**SHORT EXERCISE**
Only the lines from the start of the data to the line containing "from matplotlib.patches import", both included, should be output, exactly and without pictures.

**DATA SHOWN**
☆ ☆ ☆ ☆
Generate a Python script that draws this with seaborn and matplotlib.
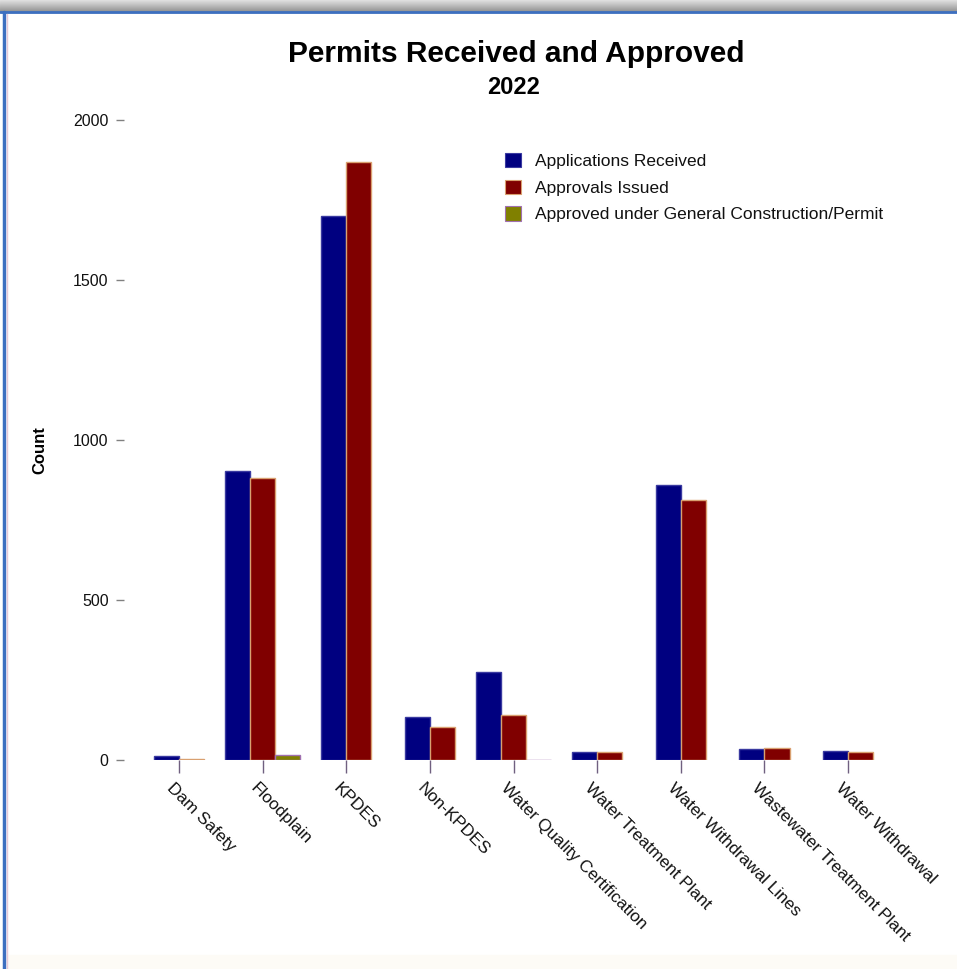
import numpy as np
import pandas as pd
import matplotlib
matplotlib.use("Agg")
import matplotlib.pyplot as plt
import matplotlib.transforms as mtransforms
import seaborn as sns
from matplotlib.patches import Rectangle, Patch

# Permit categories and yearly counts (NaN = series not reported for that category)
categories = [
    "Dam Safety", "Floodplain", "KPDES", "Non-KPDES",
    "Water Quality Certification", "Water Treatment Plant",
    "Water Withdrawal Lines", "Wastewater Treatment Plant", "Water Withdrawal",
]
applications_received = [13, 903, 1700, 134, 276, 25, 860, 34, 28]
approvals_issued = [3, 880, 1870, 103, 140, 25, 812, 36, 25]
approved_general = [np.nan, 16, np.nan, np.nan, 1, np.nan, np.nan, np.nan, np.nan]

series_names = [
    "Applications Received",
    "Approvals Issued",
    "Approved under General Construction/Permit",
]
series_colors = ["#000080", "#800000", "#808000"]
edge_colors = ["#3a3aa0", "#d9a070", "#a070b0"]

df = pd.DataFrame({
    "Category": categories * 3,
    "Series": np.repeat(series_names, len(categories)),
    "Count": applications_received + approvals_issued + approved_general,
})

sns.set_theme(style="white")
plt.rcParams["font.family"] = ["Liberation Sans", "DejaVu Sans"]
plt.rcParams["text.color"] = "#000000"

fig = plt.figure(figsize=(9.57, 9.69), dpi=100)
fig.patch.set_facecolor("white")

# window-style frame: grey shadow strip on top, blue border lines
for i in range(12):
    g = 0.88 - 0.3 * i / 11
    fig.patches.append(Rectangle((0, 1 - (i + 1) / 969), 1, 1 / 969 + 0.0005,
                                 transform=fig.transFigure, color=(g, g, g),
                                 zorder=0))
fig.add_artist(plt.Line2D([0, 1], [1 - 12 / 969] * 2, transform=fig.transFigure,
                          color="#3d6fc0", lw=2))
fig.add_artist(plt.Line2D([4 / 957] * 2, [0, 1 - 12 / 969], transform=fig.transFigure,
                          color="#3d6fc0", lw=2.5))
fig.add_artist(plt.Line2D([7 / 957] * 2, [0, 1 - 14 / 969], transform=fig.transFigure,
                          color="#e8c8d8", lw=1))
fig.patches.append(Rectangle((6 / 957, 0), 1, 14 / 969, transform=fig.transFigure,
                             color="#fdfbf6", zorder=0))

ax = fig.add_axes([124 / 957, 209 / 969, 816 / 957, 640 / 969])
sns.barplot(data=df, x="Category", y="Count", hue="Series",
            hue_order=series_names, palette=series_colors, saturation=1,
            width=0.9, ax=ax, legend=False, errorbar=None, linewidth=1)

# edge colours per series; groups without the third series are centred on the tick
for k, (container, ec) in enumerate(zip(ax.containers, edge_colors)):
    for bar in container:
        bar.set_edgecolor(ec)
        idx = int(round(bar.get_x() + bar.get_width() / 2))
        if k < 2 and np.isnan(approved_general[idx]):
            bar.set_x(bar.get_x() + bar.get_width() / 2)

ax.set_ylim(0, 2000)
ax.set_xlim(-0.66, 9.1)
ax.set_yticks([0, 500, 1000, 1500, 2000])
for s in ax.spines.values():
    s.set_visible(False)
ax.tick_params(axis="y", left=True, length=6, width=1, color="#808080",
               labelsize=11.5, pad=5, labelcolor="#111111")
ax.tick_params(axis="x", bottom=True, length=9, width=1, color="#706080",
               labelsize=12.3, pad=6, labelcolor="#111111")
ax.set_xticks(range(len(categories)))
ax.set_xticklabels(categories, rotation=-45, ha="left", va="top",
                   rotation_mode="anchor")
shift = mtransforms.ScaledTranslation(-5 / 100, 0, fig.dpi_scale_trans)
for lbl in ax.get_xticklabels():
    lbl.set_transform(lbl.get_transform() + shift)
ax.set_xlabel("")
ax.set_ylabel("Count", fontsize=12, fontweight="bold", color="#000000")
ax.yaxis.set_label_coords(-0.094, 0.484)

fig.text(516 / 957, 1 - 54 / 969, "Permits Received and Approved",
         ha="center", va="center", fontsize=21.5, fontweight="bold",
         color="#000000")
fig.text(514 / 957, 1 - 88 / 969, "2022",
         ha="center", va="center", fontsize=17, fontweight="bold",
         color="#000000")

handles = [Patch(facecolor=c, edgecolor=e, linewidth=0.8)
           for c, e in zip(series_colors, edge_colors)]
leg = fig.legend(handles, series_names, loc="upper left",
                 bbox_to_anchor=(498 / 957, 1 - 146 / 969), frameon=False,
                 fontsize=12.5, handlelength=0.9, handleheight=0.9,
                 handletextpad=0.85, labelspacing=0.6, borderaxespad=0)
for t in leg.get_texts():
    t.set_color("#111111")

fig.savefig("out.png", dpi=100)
☆ ☆ ☆ ☆
**RESPONSE**
Generate a Python script that draws this with seaborn and matplotlib.
import numpy as np
import pandas as pd
import matplotlib
matplotlib.use("Agg")
import matplotlib.pyplot as plt
import matplotlib.transforms as mtransforms
import seaborn as sns
from matplotlib.patches import Rectangle, Patch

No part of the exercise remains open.